The Complete Prose of T. S. Eliot: The War Years, 1940−1946

 

This month sees the publication of The sixth volume of The Complete Prose of T. S. Eliot covering The war years, 1940-1946. The volume, published online by The Johns Hopkins University Press, includes twenty-seven works that were previously unpublished and a further thirty-eight that were unrecorded in Donald Gallup’s bibliography and are likely to be unfamiliar to Eliot’s readers. It can be accessed here.

 

Edited by David E. Chinitz and Ronald Schuchard, The war years, 1940-1946 reveals Eliot’s response to the extraordinary pressures of total war.

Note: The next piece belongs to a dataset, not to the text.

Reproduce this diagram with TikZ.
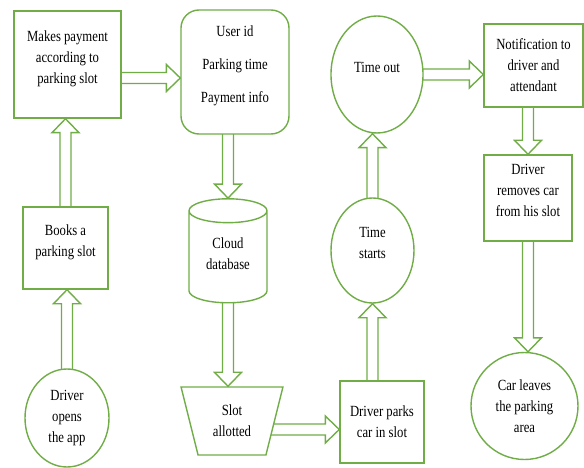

Much of his work of the period was composed under circumstances or for purposes dictated by World War II, and the war remains the grim background for his prose whether he was writing on the ballet, the book trade, Kipling, Poland, or Poe. The latest pieces in the volume bring Eliot to the brink of another global conflict: the Cold War.

 

The first part of The War Years includes 129 works under the heading “Essays, Reviews, Addresses, and Public Letters.” It is a sign of Eliot’s cresting reputation as a figure of cultural significance and of his consequent value as a speaker that fully a quarter of these works were written as lectures or radio broadcasts. Freed from the obligation to write commentaries and reviews for the Criterion, which he had shuttered in 1939, Eliot was able to distribute his attention more widely—a fact that may help to account for the thirty-two letters he fired off to the editors of various periodicals during these years. The remaining items in Part I are exceptionally diverse generically, including not only the headlined essays, reviews, and addresses, but prefaces, introductions, newsletters, autobiographical documents, position papers, a controversial pamphlet, a telegram, an advertisement, a wry social comment in the form of a limerick, and an article written as cultural propaganda for a magazine airdropped into occupied France by the Royal Air Force. Across a number of these pieces, Eliot begins to explore the ideas that will coalesce in 1948 as Notes towards the Definition of Culture.

 

The second part of the volume comprises transcripts and summary reports by others of four lectures for which Eliot’s original text is lost; the third comprises fifteen letters and documents of which Eliot is one of several signatories.

 

 

The Complete Prose of T. S. Eliot: The Critical Edition gathers for the first time in one place the collected, uncollected, and unpublished prose of T. S. Eliot.